毎日がリサーチ

以前も書きましたが、
私は、社会人向けのマーケティング関連講座を主催する
「シナプス・マーケティング・カレッジ」で、

「マーケティングリサーチ・エッセンス」

という講座を担当させていただいています。

「エッセンス」というタイトル通り、
リサーチの基本中の基本をお伝えする初心者向けの内容です。

パンフレットにも「初心者向け」と記載してあるのですが、
意外に「応用的なこと」を期待して受講される方が多いのに
当惑しています。


でも、よく考えてみれば、マーケティングリサーチの講座で
一般マーケター向けの応用編的なコースって
ほとんどないんですよね。

仮にそんなコースがあったとしても、「統計解析ツール」
の使い方を覚えることもセットにしないと
なかなか実践的なノウハウは学べません。

これは、必ずしも自分で統計解析ツールを動かす必要のない
大多数のマーケターにとっては、ちょっと「違う」セミナーに
なりますよね。


ですので、一般マーケター向けの

「マーケティングリサーチ・アドバンス」

という応用編講座を
シナプス・マーケティング・カレッジで
開設させてもらえばいいのかもしれません。

ただ、講座を開設する立場としては、
マーケティングリサーチの応用編的セミナーに対する
十分な需要があるのか、悩ましいところですけど。


一方で、マーケティングリサーチと銘打った講座とは別に、
地味なタイトルですが、

「ビジネス情報の収集と整理、解釈のノウハウ」

といった講座も必要じゃないかと思ってます。

「マーケティングリサーチ」というと、どうしても、
アンケート調査やグループインタビュー調査といった、
大掛かりでそれなりにコストをかけるフォーマルな調査を
イメージしてしまいますよね。

逆に、こうしたイメージが固定観念になって、なにか知りたいことが
出てきたらすぐ「お金かけてちゃんとしたリサーチやらなきゃ
有益な情報は集まらない」という、短絡的な発想を招いてしまう
可能性があるかも知れません。

しかし、実のところ、私たちは普段の生活でもリサーチを行い、
その結果に基づいて判断し、行動してるということを
わかっておく必要があると思います。


例えば、あなたは、朝寝坊してしまい、
慌てて外に飛び出した。

でもふっと、天候のことが気になりました。
空の様子がおかしい。

「ひょっとして傘を持参すべきかな」という解決すべき課題が
発生しました。
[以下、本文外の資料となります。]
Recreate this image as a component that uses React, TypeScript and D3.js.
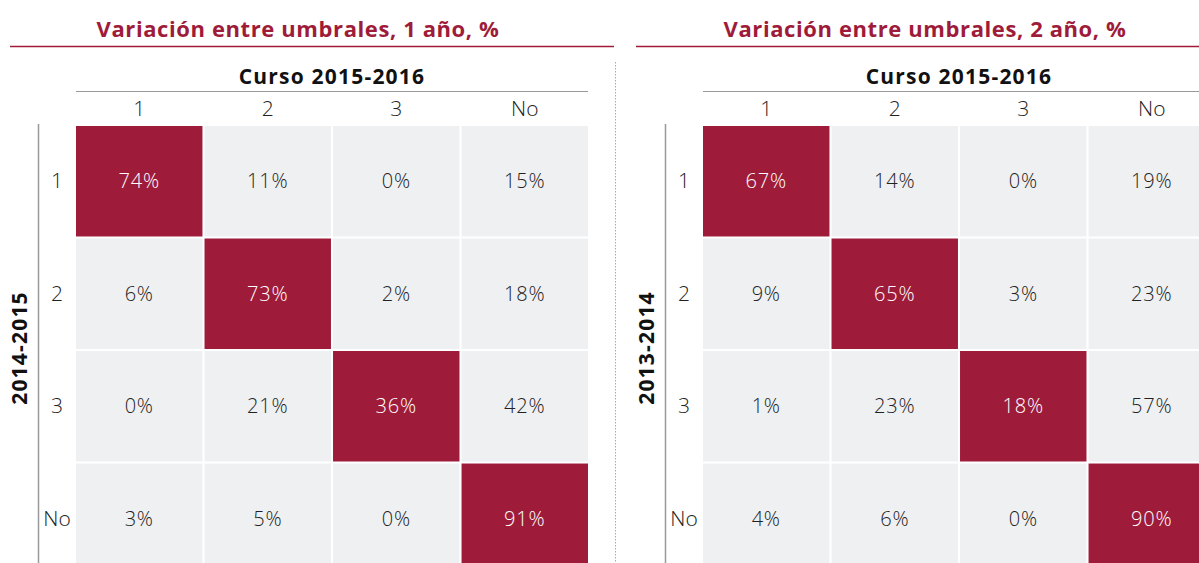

(おおげさですが(^-^))

そこで、「これからの天気を知りたい」というリサーチ目的が
出てきます。漠然とした感覚では、「雨になりそうだ」
という仮説が浮かんでいます。

まず、あなたはどうしますか。
自分の目で空を見上げて、雲の状態をしっかり観察しますね。

灰色の雲が覆っていました。
観察(調査)に基づく、イメージ情報の収集です。

また、肌で気温や湿度を感じてみます。
ジメジメして生暖かい感じでした。
肌感覚(調査)による、温度・湿度情報の収集です。

周りに歩く人たちに目を向けました。
傘を持っている人がいます。
やはり観察(調査)に基づく、イメージ情報の収集です。


あなたは、こうした徴候の時にはたいてい雨が降るという
経験に基づく因果関係と、学校の理科で学んだ天気についての
知識をベースに、

空の模様、気温湿度の状況、周りの人たちの行動など
収集した情報を総合的に整理・分析し、

「低気圧の接近による雨が近いようだ」

という解釈を与えます。

そして、「やっぱ家に戻って、傘とってこよう」

という意思決定を行うわけです。


以上のプロセスでは、アンケートもグルインもやりませんが、
調査の本質的な手順である、

調査課題の設定→調査目的の設定→仮説の設定→
情報の収集→情報の整理・分析→情報の解釈→(意思決定)

という流れに沿っています。


こうしたプロセスは、働く現場ではもっと日常的でしょう。
実際、私たちは四六時中リサーチやっているといっても過言では
ありません。

いわゆる「マーケティングリサーチ」はこの延長上にあります。
どうしても手間とお金と専門的なノウハウをかけないと収集・分析
できない情報がある時に必要となるのが、
いわゆる「マーケティングリサーチ」です。

ですから、「リサーチすること」をあまりオオゲサに捉えない方が
いいのです。


また、前述したように、「マーケティングリサーチ」に
安易に依存しすぎてはいけないと感じています。

ある意味、お金さえ払って専門家に任せておけば、
いくらでも情報が集まるので、
5感を研ぎ澄ませて、自ら情報を収集しようとする意欲が
低下してしまう危険性があるんじゃないでしょうか。


ま、こんなわけで、普段のビジネスシーンでの活用を目指した

「ビジネス情報の収集と整理、解釈のノウハウ」

という講座が有益じゃないかと考えている次第です。

このタイトルは、再考の余地オオアリですが。